5.7        Reaching citizens via mobile phones

In recent years, the internet has become a popular mechanism for reaching citizens in developed countries. With over 71% of the population online there, it becomes an ideal channel for providing them with information about urban planning issues and to request their feedback. This has not become as ideal in the developing countries, where only 21% of the population is online. The situation is even worse in Africa where, by the end of 2010, internet user penetration reached only 9.6% (ITU, 2010).

This has led to multiple projects in the developing world, which focus on the use of mobile technology to communicate with citizens. Examples of these include public health workers in South Africa using text messages to remind tuberculosis patients to take their medication and a service in Kenya that allows people to utilize text messages to ask anonymous questions about subjects like AIDS, breast cancer and sexually transmitted diseases (Corbett, 2008).

There are also experiments going on around the world looking at the possibilities for utilizing mobile technologies in the area of urban governance. Most of these focus on providing citizens with information about what the city is doing and allowing people to sign up for notifications of urban governance issues being addressed (INTELCITIES, 2006).

There are also quite a few experiments that focus on getting citizens to report issues about or document the urban areas they live in. Quite a few of them are built around the more sophisticated smartphones (iPhones, etc.) and the ability to take pictures and automatically record the location the pictures have been taken. Unfortunately very few of these more advanced phone features are available to people in the developing countries (Kottamasu, 2007).

Very few experiments have been done that try not only to provide information in one direction, but also try to create a bi-directional flow of information between urban inhabitants and urban authorities (Carver, 2003).

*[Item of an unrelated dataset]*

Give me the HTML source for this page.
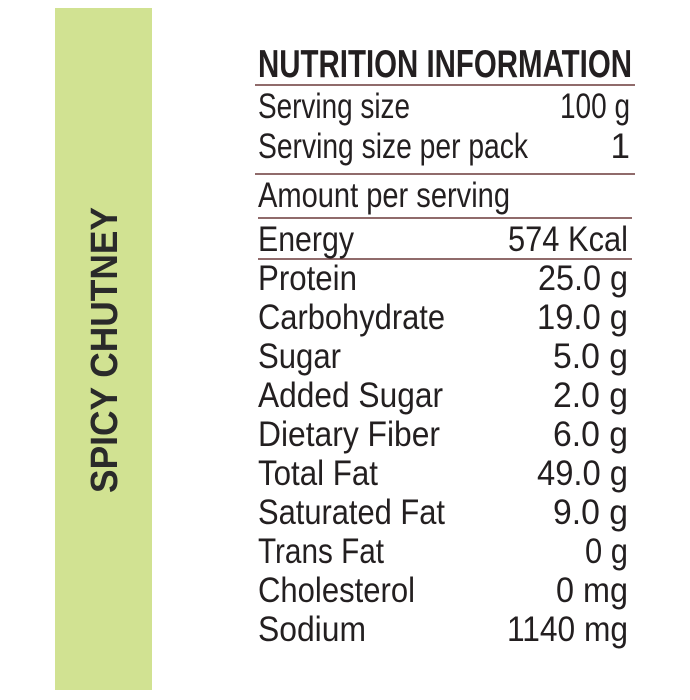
<!DOCTYPE html>
<html><head><meta charset="utf-8"><style>
html,body{margin:0;padding:0;background:#fff;width:690px;height:700px;overflow:hidden}
</style></head><body>
<svg width="690" height="700" xmlns="http://www.w3.org/2000/svg" font-family="Liberation Sans, sans-serif" fill="#231f20">
<rect x="55" y="8" width="97" height="682" fill="#d1e292"/>
<text transform="translate(117,493) rotate(-90)" font-size="38" font-weight="bold" fill="#2a2a2a" textLength="286" lengthAdjust="spacingAndGlyphs">SPICY CHUTNEY</text>
<text x="258" y="77" font-size="39" font-weight="bold" textLength="374" lengthAdjust="spacingAndGlyphs">NUTRITION INFORMATION</text>
<g stroke="#6b3a3a" stroke-width="1.5">
<line x1="255" y1="85" x2="635" y2="85"/>
<line x1="255" y1="174" x2="635" y2="174"/>
<line x1="258" y1="218" x2="632" y2="218"/>
<line x1="258" y1="259" x2="632" y2="259"/>
</g>
<g font-size="35">
<text x="258" y="118" textLength="152" lengthAdjust="spacingAndGlyphs">Serving size</text>
<text x="560" y="118" textLength="70" lengthAdjust="spacingAndGlyphs">100 g</text>
<text x="258" y="158" textLength="270" lengthAdjust="spacingAndGlyphs">Serving size per pack</text>
<text x="630" y="158" text-anchor="end">1</text>
<text x="258" y="207" textLength="252" lengthAdjust="spacingAndGlyphs">Amount per serving</text>
<text x="258" y="251" textLength="96" lengthAdjust="spacingAndGlyphs">Energy</text>
<text x="508" y="251" textLength="120" lengthAdjust="spacingAndGlyphs">574 Kcal</text>
<text x="258" y="290" textLength="99" lengthAdjust="spacingAndGlyphs">Protein</text>
<text x="538" y="290" textLength="90" lengthAdjust="spacingAndGlyphs">25.0 g</text>
<text x="258" y="329" textLength="187" lengthAdjust="spacingAndGlyphs">Carbohydrate</text>
<text x="537" y="329" textLength="91" lengthAdjust="spacingAndGlyphs">19.0  g</text>
<text x="258" y="368" textLength="83" lengthAdjust="spacingAndGlyphs">Sugar</text>
<text x="553" y="368" textLength="75" lengthAdjust="spacingAndGlyphs">5.0 g</text>
<text x="258" y="407" textLength="185" lengthAdjust="spacingAndGlyphs">Added Sugar</text>
<text x="553" y="407" textLength="75" lengthAdjust="spacingAndGlyphs">2.0 g</text>
<text x="258" y="446" textLength="182" lengthAdjust="spacingAndGlyphs">Dietary Fiber</text>
<text x="553" y="446" textLength="75" lengthAdjust="spacingAndGlyphs">6.0 g</text>
<text x="258" y="485" textLength="120" lengthAdjust="spacingAndGlyphs">Total Fat</text>
<text x="537" y="485" textLength="91" lengthAdjust="spacingAndGlyphs">49.0 g</text>
<text x="258" y="524" textLength="187" lengthAdjust="spacingAndGlyphs">Saturated Fat</text>
<text x="553" y="524" textLength="75" lengthAdjust="spacingAndGlyphs">9.0 g</text>
<text x="258" y="563" textLength="126" lengthAdjust="spacingAndGlyphs">Trans Fat</text>
<text x="585" y="563" textLength="43" lengthAdjust="spacingAndGlyphs">0 g</text>
<text x="258" y="602" textLength="157" lengthAdjust="spacingAndGlyphs">Cholesterol</text>
<text x="556" y="602" textLength="72" lengthAdjust="spacingAndGlyphs">0 mg</text>
<text x="258" y="641" textLength="108" lengthAdjust="spacingAndGlyphs">Sodium</text>
<text x="507" y="641" textLength="121" lengthAdjust="spacingAndGlyphs">1140 mg</text>
</g>
</svg>
</body></html>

Another interesting new field of experiments focuses on utilizing data about mobile phone usage to provide behavioral data sets. Through “mobile phone call logs, it is possible to track human movement, infer socioeconomic status, and gain a comprehensive view into the functionality of societies and entire countries” (Wesolowski & Eagle, 2010). These large data sets, which have had all personal information of the users removed, require no self-reporting surveys or interviews allow human behavior to be quantified, something that would be difficult to obtain from other methods of research.